Fully excavated, the kiva reveals itself as anomalous in having no sipapu but rather a blind window made out of a gray substance. After he finishes, Hokart discovers a pencil of his had been stolen and replaced with a jar. Afraid, Hokart begins to leave; Chief mistakes his abrupt movements for an intention to attack the kiva and plunges through the window and into a far invisible distance through to an alternate dimension. Erik begins to consider the legends and beliefs of the Hopi: they say their people originally came from the Third World, which was evil, and so they climbed up into a kiva in this, the Fourth World, to escape it; the speculation is that a malign power of the Third World was sealed by the burial of the kiva and that it wants the window to this world opened back up.

Erik rests. His pencil is returned the next day, worn down to a nub. He resharpens it and sets out again. They too vanish, as well as one of his cardigan sweaters. It returns with a newly made twin. Two days later, Chief returns, apparently none the worse for wear.

Having read thus far in Hokart's journal, Mike prepares to travel to the mesa, to personally investigate. He pauses to read further. As Hokart resolved to leave now that his dog had been returned, he is confronted by a raven-haired ivory-skinned woman who orders him to accompany her back through the portal in the kiva. He refuses, struck by a sense of menace radiating from her, and leaves. On the way down, he meets Kawasi, a young girl who is actually a renegade from the Third World. The woman was a "Poison Woman" who intended to imprison or kill him. They escape, and stop at a restaurant for dinner. He instructs Kawasi to get his journal to Mike, when the restaurant is surrounded by hired thugs. The journal ends with Erik making a break for the jeep and ordering Kawasi out the back.

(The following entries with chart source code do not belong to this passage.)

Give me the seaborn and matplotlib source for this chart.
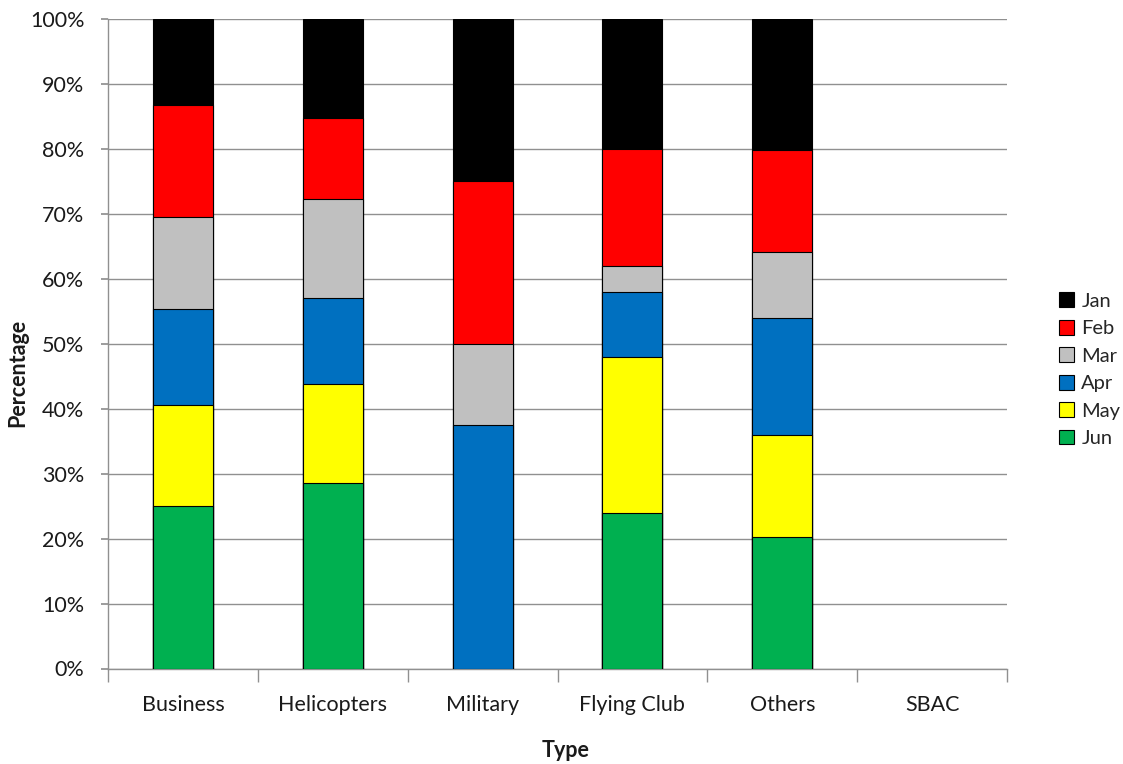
import numpy as np
import pandas as pd
import matplotlib
matplotlib.use("Agg")
import matplotlib.pyplot as plt
from matplotlib.patches import Patch
from matplotlib.ticker import FixedLocator, PercentFormatter
import seaborn as sns

# Share of each aircraft type per month (%)
types = ["Business", "Helicopters", "Military", "Flying Club", "Others", "SBAC"]
months = ["Jan", "Feb", "Mar", "Apr", "May", "Jun"]
jan = [13.3, 15.3, 25.0, 20.0, 20.2, 0.0]
feb = [17.2, 12.4, 25.0, 18.0, 15.7, 0.0]
mar = [14.1, 15.2, 12.5, 4.0, 10.1, 0.0]
apr = [14.8, 13.3, 37.5, 10.0, 18.0, 0.0]
may = [15.6, 15.2, 0.0, 24.0, 15.7, 0.0]
jun = [25.0, 28.6, 0.0, 24.0, 20.3, 0.0]
month_colors = ["#000000", "#FF0000", "#C0C0C0", "#0070C0", "#FFFF00", "#00B050"]

df = pd.DataFrame({"Type": types, "Jan": jan, "Feb": feb, "Mar": mar,
                   "Apr": apr, "May": may, "Jun": jun})

sns.set_theme(style="white")
plt.rcParams["font.family"] = ["Lato", "DejaVu Sans"]

fig = plt.figure(figsize=(11.23, 7.64), dpi=100)
ax = fig.add_axes([0.0962, 0.125, 0.8005, 0.850])

# Stack from the bottom (Jun) upward: draw cumulative totals, tallest first
stack_order = months[::-1]  # Jun at bottom
cum = df[stack_order].cumsum(axis=1)
for m in months:  # Jan (total) first, Jun last so smaller stacks sit on top
    sns.barplot(data=cum.assign(Type=df["Type"]), x="Type", y=m, order=types,
                color=month_colors[months.index(m)], width=0.4,
                edgecolor="black", linewidth=0.8, saturation=1, ax=ax, zorder=3)

# Empty categories get no outline
for p in ax.patches:
    if p.get_height() == 0:
        p.set_linewidth(0)

ax.set_ylim(0, 100)
ax.set_xlim(-0.5, len(types) - 0.5)
ax.yaxis.set_major_locator(FixedLocator(np.arange(0, 101, 10)))
ax.yaxis.set_major_formatter(PercentFormatter(decimals=0))
ax.grid(axis="y", color="#909090", linewidth=1.0, zorder=0)
ax.set_axisbelow(True)

for s in ["top", "right"]:
    ax.spines[s].set_visible(False)
for s in ["left", "bottom"]:
    ax.spines[s].set_color("#909090")
    ax.spines[s].set_linewidth(1.0)

ax.tick_params(axis="y", which="major", left=True, length=5, color="#909090",
               labelsize=15.5, pad=12, labelcolor="#1a1a1a")
ax.tick_params(axis="x", which="major", bottom=False, length=0, labelsize=15.5,
               pad=19, labelcolor="#1a1a1a")
ax.xaxis.set_minor_locator(FixedLocator(np.arange(-0.5, len(types), 1.0)))
ax.tick_params(axis="x", which="minor", bottom=True, length=9, width=1.0,
               color="#909090")

ax.set_xlabel("Type", fontsize=15.5, fontweight="bold", color="#1a1a1a")
ax.set_ylabel("Percentage", fontsize=15.5, fontweight="bold", color="#1a1a1a")
ax.xaxis.set_label_coords(0.509, -0.110)
ax.yaxis.set_label_coords(-0.089, 0.455)

handles = [Patch(facecolor=c, edgecolor="black", linewidth=0.8, label=m)
           for m, c in zip(months, month_colors)]
fig.legend(handles=handles, loc="center left", bbox_to_anchor=(0.936, 0.516),
           frameon=False, fontsize=14.5, handlelength=0.75, handleheight=0.75,
           handletextpad=0.35, labelspacing=0.5, borderaxespad=0)

fig.savefig("out.png", dpi=100)
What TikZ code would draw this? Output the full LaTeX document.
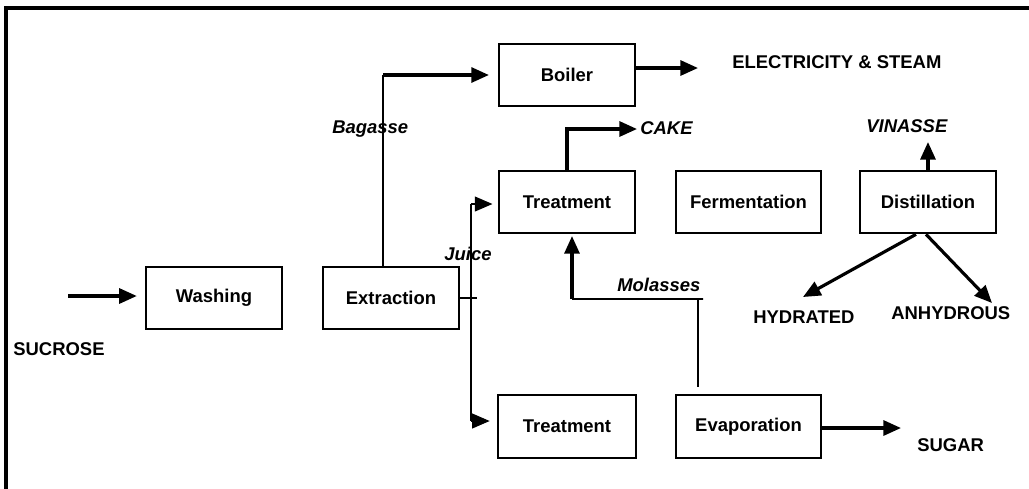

Mike discovers that the restaurant had been destroyed that night in an abrupt and inexplicable fire. He finds Kawasi waiting for him in another nearby restaurant. She tells him, that night ended in Hokart's kidnapping. They are approached by the local constable, Gallagher. They tell him everything. Gallagher does not quite believe them but maintains an open mind.

Raglan determines to go into the Third World (named Shibalba by its inhabitants, who suffer under the decaying and decadent totalitarian regime of "The Hand" and his Lords of Shibalba) to rescue Hokart; the kiva entrance is guarded, so he intends to use a map to Shibalba he was given by an old cowboy who had stolen gold from, and barely escaped alive, the Third World. On his way, he meets "Tazzoc", a historian/archivist of Shibalba's forgotten archives, who wants to dissuade Raglan from his quest because it is hopeless and could only lead to trouble.

At the designated place, Raglan is frightened off by the presence of a squad of investigating Shibalban soldiers, "the Varanel, the Night Guards of Shibalba".
Raglan confers with Gallagher and Tazzoc again, who promises to leave native clothes at the kiva entrance so Raglan can better blend in; Raglan promises to do what he can to save Tazzoc's archives and get them into wider circulation. A confrontation with a local agent of the Hand, Eden Foster, ends up as a brawl which Raglan wins.

He enters the Third World, enlisting the aid of Johnny (an old cowboy who had been trapped in the Third World for decades) as backup. Raglan rendezvouses with Tazzoc in his archives, located within the trap-filled citadel the Hand lives in and where Hokart is presumably being held, the Forbidden. The archives hold an ancient map from when the Forbidden was first built. With its aid he finds Hokart's cell – although he is hunted through the Forbidden by the arrogant agent Zipacna and his Varanel goons. Raglan's pistols win through the Varanel and rescue the starving Hokart. They break out and Johnny discourages pursuit with his rifle laying down covering fire on the pursuing Varanel.

A day later, as the portal back to the Fourth World quavers and begins to collapse, they meet Volkmeer, an old friend Raglan left to guard the kiva who has entered the employ of the Hand, and attempt to escape the Third World. Raglan, Hokart, and the others escape, but Volkmeer is caught in the portal as it becomes quiescent, and is killed.